In a written reply to HT, David Fong, Managing Director of Hip Shing Hong, believes that one should look at the positive economic outcomes brought about by the scheme. “This scheme minimized the initial cost by nil land premium payable to the Government for the conversion and speeded up the payback period …[this] allows developers like us to provide art development and start up opportunities for our next generation of youth at a discounted rate.” Mr Fong says.

If the policy is to be extended, Mr Fong suggests the Government can further relax restrictions of wholesale conversion and offer more partnership initiatives between NGOs and developers.


Wen Yau, a prominent behaviour artist in Hong Kong who based her studio not in an industrial building but her own flat in an outlying island, is not impressed by such Government- or developer-led approach.

“In the first two years of the implementation [of the scheme], rents in industrial buildings had risen by more than 70%”

Perhaps it is better for the Government not to intervene in local artist development.
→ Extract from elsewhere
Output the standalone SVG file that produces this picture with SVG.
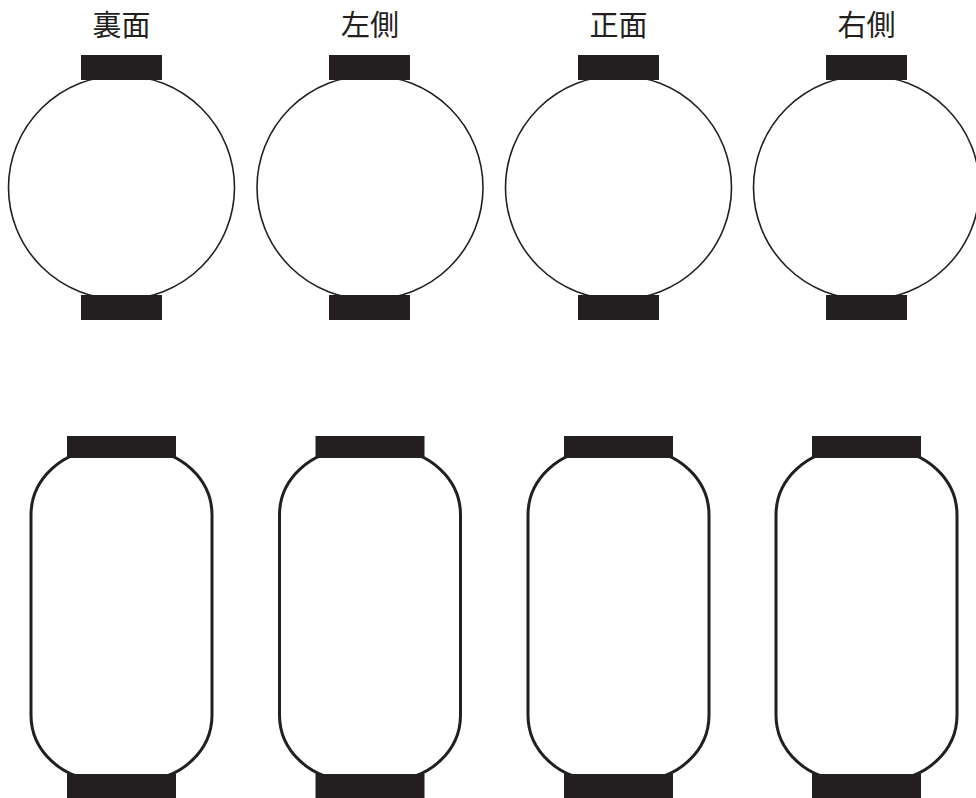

Whatever it had tried to do in the past tend to be misguided.” She says. “The JCCAC should have provided an undisturbed place for artists. Instead, it operates as if it is a zoo, wanting people to come and visit.”

Meanwhile, she points out that those artists in Fo Tan had placed themselves in a difficult position by accepting developers’ ‘sponsorship’ to organise cultural events. “While it is understandable, they [the artists] had attracted too much attention from property agencies and received too much benefit from developers.”

It is hoped that as the requiem of revitalisation finally arrives, the Government should review its cultural policy, if any, while the lobbying artists should know what they are fighting for.

Jimmy Leung Cheuk-fai, honorary fellow of the University of Hong Kong who is now working on a research concerning industrial land use changes in Hong Kong explains why the scheme is not a long term solution in the first place.

“Notwithstanding the complicated restrictions under the waiver, property owners would still need to pay the premium if they want to continue the changed land-use when these industrial buildings are to be rebuilt in the long run.”

Recreational businesses are likely to prevail, provided that they are adherent to their innovative entrepreneurship. As far as artists are concerned, revitalisation has been a story full of bitterness. This may be an inevitable confrontation between economic transformation and cultural development – or simply a result of bad government policymaking. Perhaps one day they will have their studios settled, like Wen Yau does, in outlying islands, calm and untroubled, until the universal problem of land shortage – as CY Leung termed it – finds its unlikely solution.

The Verdict: Nurture – while it lasted. For those that can handle the risk of operating in the grey zone, lower rents work. Legalising and working with supportive authorities has a price acceptable to some, but not others. Probably a “Nurture” and a good learning experience for civil servants and policy makers and the programme should be allowed to continue to some extent.